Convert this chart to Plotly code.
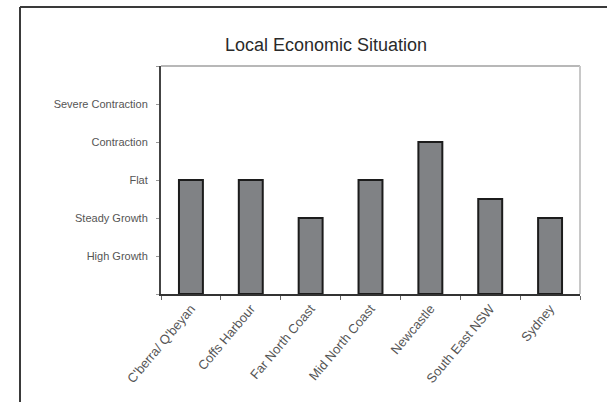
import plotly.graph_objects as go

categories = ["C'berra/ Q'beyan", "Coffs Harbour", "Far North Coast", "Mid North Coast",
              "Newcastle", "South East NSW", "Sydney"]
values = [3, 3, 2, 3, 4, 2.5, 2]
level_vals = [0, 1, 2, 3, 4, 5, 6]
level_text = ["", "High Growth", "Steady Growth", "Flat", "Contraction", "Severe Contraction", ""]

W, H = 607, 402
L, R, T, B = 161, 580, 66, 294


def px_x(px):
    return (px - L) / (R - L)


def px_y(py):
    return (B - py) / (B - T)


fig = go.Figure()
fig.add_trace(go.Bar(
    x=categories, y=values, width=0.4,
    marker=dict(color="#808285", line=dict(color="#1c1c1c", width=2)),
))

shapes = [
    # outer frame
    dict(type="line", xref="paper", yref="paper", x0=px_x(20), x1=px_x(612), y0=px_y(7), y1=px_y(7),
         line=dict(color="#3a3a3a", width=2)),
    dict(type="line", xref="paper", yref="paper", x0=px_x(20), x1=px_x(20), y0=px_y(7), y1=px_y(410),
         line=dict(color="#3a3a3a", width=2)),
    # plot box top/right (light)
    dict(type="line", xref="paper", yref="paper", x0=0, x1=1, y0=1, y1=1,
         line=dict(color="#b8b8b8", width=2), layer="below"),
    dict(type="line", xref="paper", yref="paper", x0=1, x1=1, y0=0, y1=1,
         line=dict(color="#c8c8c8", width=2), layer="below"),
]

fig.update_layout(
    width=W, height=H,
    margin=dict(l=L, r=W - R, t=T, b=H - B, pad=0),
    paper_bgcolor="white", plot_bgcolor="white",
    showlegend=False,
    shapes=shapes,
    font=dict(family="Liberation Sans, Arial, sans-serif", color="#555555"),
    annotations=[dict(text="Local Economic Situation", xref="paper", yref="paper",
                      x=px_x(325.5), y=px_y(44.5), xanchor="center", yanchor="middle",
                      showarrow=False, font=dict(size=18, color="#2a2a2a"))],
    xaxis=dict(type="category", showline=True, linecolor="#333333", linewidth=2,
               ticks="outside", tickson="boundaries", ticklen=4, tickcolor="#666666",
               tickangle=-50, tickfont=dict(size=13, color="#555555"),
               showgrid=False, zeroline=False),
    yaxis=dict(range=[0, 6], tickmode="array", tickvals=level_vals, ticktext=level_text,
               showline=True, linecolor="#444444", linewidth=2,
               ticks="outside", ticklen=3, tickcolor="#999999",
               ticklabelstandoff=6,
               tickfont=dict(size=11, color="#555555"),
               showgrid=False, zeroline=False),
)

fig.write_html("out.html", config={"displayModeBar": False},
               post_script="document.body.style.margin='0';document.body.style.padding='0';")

Exercise:
All of the data above should be quoted exactly, except for the pictures.

Output for this task:
Convert this chart to Plotly code.
import plotly.graph_objects as go

categories = ["C'berra/ Q'beyan", "Coffs Harbour", "Far North Coast", "Mid North Coast",
              "Newcastle", "South East NSW", "Sydney"]
values = [3, 3, 2, 3, 4, 2.5, 2]
level_vals = [0, 1, 2, 3, 4, 5, 6]
level_text = ["", "High Growth", "Steady Growth", "Flat", "Contraction", "Severe Contraction", ""]

W, H = 607, 402
L, R, T, B = 161, 580, 66, 294


def px_x(px):
    return (px - L) / (R - L)


def px_y(py):
    return (B - py) / (B - T)


fig = go.Figure()
fig.add_trace(go.Bar(
    x=categories, y=values, width=0.4,
    marker=dict(color="#808285", line=dict(color="#1c1c1c", width=2)),
))

shapes = [
    # outer frame
    dict(type="line", xref="paper", yref="paper", x0=px_x(20), x1=px_x(612), y0=px_y(7), y1=px_y(7),
         line=dict(color="#3a3a3a", width=2)),
    dict(type="line", xref="paper", yref="paper", x0=px_x(20), x1=px_x(20), y0=px_y(7), y1=px_y(410),
         line=dict(color="#3a3a3a", width=2)),
    # plot box top/right (light)
    dict(type="line", xref="paper", yref="paper", x0=0, x1=1, y0=1, y1=1,
         line=dict(color="#b8b8b8", width=2), layer="below"),
    dict(type="line", xref="paper", yref="paper", x0=1, x1=1, y0=0, y1=1,
         line=dict(color="#c8c8c8", width=2), layer="below"),
]

fig.update_layout(
    width=W, height=H,
    margin=dict(l=L, r=W - R, t=T, b=H - B, pad=0),
    paper_bgcolor="white", plot_bgcolor="white",
    showlegend=False,
    shapes=shapes,
    font=dict(family="Liberation Sans, Arial, sans-serif", color="#555555"),
    annotations=[dict(text="Local Economic Situation", xref="paper", yref="paper",
                      x=px_x(325.5), y=px_y(44.5), xanchor="center", yanchor="middle",
                      showarrow=False, font=dict(size=18, color="#2a2a2a"))],
    xaxis=dict(type="category", showline=True, linecolor="#333333", linewidth=2,
               ticks="outside", tickson="boundaries", ticklen=4, tickcolor="#666666",
               tickangle=-50, tickfont=dict(size=13, color="#555555"),
               showgrid=False, zeroline=False),
    yaxis=dict(range=[0, 6], tickmode="array", tickvals=level_vals, ticktext=level_text,
               showline=True, linecolor="#444444", linewidth=2,
               ticks="outside", ticklen=3, tickcolor="#999999",
               ticklabelstandoff=6,
               tickfont=dict(size=11, color="#555555"),
               showgrid=False, zeroline=False),
)

fig.write_html("out.html", config={"displayModeBar": False},
               post_script="document.body.style.margin='0';document.body.style.padding='0';")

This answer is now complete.